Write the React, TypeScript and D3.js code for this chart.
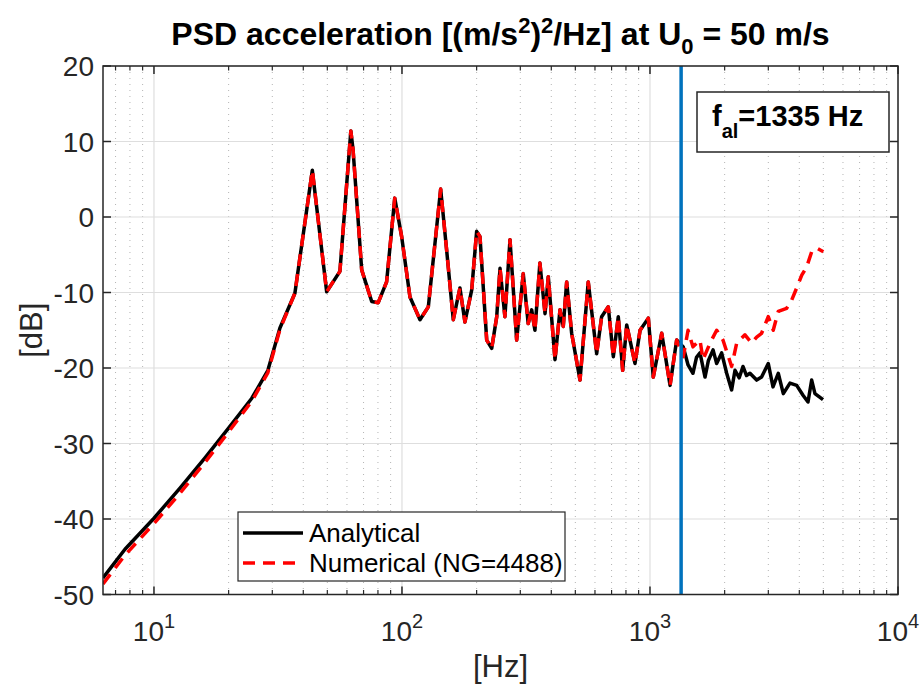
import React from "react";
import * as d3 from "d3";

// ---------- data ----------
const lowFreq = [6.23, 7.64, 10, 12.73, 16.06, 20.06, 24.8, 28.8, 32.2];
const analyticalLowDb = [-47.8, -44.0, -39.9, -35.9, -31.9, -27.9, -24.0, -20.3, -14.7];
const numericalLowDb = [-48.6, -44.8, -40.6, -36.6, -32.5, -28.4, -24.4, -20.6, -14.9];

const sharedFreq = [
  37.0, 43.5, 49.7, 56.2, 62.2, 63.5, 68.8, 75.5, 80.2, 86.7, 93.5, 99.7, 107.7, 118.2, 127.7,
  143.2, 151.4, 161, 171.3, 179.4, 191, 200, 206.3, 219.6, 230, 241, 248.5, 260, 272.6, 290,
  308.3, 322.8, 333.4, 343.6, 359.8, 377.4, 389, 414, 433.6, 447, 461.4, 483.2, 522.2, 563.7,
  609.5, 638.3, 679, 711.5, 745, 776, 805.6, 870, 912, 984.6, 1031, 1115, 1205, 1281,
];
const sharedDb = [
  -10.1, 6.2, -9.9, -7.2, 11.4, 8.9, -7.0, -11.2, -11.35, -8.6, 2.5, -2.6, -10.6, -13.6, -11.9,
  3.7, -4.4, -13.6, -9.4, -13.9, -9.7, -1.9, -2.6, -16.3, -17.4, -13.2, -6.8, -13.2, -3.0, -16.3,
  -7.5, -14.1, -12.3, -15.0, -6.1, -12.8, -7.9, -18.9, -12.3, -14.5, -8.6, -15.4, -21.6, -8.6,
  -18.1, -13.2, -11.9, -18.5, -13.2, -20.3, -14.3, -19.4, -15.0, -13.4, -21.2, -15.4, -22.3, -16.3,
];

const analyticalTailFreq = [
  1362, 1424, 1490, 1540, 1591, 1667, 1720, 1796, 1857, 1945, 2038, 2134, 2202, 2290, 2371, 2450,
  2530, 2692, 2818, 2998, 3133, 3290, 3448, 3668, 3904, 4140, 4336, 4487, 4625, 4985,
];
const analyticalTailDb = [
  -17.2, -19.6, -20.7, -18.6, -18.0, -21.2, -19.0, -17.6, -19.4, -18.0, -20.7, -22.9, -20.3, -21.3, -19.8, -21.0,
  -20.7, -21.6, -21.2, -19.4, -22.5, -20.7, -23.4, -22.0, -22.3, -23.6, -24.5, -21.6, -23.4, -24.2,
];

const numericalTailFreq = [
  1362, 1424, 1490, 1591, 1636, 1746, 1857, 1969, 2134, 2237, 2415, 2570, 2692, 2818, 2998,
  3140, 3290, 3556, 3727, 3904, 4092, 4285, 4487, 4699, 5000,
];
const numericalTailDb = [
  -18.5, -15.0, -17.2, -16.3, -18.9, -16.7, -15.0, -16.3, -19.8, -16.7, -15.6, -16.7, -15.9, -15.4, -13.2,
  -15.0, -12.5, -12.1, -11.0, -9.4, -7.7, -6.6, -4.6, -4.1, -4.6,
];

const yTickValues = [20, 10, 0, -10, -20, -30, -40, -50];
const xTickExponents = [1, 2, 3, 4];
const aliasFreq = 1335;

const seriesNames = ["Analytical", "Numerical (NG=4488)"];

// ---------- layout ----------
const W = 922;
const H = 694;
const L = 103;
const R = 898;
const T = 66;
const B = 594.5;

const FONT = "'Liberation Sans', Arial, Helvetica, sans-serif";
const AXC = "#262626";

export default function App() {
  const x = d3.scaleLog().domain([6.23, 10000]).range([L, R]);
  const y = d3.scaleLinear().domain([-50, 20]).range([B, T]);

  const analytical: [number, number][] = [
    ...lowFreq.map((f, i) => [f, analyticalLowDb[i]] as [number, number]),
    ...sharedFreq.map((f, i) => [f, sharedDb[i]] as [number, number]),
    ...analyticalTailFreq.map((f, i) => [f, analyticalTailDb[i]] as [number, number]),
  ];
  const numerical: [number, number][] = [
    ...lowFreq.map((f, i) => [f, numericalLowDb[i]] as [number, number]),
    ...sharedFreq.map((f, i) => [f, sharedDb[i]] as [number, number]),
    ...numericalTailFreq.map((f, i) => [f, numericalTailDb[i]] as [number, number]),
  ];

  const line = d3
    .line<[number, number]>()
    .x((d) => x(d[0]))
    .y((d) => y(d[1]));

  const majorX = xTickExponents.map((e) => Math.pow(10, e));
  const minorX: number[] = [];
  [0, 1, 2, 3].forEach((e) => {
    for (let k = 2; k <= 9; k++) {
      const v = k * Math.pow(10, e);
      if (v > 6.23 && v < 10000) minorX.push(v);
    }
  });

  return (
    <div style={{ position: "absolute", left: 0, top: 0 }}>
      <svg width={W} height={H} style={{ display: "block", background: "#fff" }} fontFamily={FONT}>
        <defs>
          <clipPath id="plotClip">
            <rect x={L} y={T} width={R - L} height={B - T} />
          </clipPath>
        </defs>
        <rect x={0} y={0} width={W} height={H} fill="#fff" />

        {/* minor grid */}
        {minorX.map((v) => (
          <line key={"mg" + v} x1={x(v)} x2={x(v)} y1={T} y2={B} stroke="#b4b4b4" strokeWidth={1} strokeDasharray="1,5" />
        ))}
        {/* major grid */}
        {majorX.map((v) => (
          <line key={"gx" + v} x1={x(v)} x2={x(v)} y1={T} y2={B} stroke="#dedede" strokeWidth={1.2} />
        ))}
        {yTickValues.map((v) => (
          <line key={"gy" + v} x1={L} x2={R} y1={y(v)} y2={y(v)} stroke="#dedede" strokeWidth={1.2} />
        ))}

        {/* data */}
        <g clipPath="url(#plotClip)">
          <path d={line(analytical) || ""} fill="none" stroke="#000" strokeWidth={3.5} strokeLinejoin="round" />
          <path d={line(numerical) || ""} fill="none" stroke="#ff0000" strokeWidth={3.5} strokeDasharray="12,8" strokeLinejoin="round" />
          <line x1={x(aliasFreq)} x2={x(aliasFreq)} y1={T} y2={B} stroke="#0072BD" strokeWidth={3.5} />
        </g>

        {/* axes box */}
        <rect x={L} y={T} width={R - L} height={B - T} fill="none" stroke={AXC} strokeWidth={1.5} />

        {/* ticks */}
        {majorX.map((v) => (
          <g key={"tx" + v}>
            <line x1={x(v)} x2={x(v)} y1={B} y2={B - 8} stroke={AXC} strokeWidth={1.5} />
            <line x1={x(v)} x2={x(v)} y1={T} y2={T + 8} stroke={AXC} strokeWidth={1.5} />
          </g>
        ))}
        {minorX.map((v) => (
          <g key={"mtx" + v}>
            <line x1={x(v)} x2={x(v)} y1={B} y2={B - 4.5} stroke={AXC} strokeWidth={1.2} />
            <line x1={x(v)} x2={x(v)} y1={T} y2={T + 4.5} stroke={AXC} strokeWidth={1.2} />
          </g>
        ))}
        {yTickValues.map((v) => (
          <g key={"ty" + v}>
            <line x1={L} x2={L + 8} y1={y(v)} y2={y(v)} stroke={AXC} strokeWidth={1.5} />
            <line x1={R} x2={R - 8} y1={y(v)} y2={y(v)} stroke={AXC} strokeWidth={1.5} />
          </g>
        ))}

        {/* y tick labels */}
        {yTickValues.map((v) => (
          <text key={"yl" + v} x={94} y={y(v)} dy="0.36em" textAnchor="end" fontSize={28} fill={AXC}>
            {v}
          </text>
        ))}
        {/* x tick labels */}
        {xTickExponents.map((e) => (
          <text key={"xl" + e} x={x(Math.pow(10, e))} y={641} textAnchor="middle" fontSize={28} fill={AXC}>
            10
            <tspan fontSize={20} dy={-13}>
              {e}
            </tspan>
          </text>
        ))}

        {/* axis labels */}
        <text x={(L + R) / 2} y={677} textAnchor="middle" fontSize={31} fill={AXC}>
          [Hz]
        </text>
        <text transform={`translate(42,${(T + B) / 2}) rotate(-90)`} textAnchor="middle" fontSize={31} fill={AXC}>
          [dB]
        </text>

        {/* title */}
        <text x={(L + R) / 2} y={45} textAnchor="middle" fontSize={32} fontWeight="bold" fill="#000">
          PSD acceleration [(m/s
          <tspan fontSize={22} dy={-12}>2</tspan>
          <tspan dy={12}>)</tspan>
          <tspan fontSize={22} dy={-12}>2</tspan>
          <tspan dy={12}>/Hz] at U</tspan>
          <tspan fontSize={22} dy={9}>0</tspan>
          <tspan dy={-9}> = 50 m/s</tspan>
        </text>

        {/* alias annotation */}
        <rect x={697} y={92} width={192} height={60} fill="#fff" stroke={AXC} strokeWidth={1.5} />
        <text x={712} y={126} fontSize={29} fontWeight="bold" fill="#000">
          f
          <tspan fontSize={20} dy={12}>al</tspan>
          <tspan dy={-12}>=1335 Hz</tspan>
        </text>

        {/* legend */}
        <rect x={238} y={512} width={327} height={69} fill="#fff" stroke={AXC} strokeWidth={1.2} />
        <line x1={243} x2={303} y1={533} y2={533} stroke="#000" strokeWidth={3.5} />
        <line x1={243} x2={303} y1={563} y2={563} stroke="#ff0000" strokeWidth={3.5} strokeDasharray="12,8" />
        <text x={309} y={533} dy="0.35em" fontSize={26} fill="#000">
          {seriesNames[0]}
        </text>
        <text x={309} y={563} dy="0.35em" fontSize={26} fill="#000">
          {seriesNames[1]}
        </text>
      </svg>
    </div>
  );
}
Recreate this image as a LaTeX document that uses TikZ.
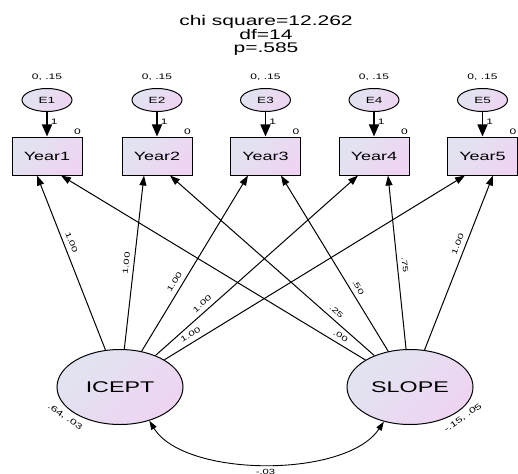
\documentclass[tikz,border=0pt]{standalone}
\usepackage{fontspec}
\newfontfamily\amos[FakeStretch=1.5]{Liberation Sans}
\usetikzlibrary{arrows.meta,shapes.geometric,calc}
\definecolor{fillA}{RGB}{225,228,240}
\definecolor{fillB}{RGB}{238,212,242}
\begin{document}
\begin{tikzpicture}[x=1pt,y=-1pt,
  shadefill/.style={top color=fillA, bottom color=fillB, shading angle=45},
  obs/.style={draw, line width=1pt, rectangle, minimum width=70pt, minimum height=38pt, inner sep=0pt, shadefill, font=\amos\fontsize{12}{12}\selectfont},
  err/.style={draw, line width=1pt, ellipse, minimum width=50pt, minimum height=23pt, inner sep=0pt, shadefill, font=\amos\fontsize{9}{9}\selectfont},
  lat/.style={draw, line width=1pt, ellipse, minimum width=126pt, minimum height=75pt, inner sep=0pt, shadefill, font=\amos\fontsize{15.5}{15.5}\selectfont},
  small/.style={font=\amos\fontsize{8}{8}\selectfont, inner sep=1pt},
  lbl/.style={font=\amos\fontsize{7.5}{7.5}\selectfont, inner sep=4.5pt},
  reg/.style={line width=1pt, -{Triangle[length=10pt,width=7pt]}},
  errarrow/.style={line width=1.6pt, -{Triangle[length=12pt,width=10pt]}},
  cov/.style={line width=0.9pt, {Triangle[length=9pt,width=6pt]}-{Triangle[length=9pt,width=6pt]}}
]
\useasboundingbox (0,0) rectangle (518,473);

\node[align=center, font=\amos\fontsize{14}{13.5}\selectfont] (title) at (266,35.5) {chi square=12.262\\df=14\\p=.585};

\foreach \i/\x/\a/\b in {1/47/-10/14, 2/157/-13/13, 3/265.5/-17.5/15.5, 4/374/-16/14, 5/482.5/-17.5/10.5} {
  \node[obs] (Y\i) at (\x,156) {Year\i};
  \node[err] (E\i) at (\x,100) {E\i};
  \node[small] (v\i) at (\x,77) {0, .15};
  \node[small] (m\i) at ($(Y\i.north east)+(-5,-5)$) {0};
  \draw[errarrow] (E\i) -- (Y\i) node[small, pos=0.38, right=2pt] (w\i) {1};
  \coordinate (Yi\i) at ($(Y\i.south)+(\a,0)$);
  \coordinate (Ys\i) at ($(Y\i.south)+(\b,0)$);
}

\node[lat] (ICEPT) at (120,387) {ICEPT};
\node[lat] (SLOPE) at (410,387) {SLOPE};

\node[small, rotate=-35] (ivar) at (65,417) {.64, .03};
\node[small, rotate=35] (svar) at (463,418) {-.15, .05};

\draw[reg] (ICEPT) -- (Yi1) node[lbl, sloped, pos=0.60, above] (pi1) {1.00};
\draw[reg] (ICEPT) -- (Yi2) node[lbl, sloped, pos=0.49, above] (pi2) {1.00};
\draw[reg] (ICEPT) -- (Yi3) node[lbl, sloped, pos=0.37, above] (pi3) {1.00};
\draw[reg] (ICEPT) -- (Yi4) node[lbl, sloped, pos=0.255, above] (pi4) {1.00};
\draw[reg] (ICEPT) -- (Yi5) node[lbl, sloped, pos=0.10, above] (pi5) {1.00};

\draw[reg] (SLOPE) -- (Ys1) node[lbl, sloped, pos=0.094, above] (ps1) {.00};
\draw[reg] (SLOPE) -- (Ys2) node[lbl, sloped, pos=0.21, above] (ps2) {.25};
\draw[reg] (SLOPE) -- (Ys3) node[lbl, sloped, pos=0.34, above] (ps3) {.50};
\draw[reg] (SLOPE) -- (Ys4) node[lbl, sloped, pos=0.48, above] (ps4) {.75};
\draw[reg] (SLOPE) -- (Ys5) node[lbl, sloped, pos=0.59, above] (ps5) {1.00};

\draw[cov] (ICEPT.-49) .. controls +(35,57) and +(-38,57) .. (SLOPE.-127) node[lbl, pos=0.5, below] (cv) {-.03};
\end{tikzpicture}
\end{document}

WRITTEN EXERCISE:
Copy, word for word, the entries above from the first line to the line that holds "-24.4, -20.6, -14.9];". Drop the pictures.

EXPECTED OUTPUT:
Write the React, TypeScript and D3.js code for this chart.
import React from "react";
import * as d3 from "d3";

// ---------- data ----------
const lowFreq = [6.23, 7.64, 10, 12.73, 16.06, 20.06, 24.8, 28.8, 32.2];
const analyticalLowDb = [-47.8, -44.0, -39.9, -35.9, -31.9, -27.9, -24.0, -20.3, -14.7];
const numericalLowDb = [-48.6, -44.8, -40.6, -36.6, -32.5, -28.4, -24.4, -20.6, -14.9];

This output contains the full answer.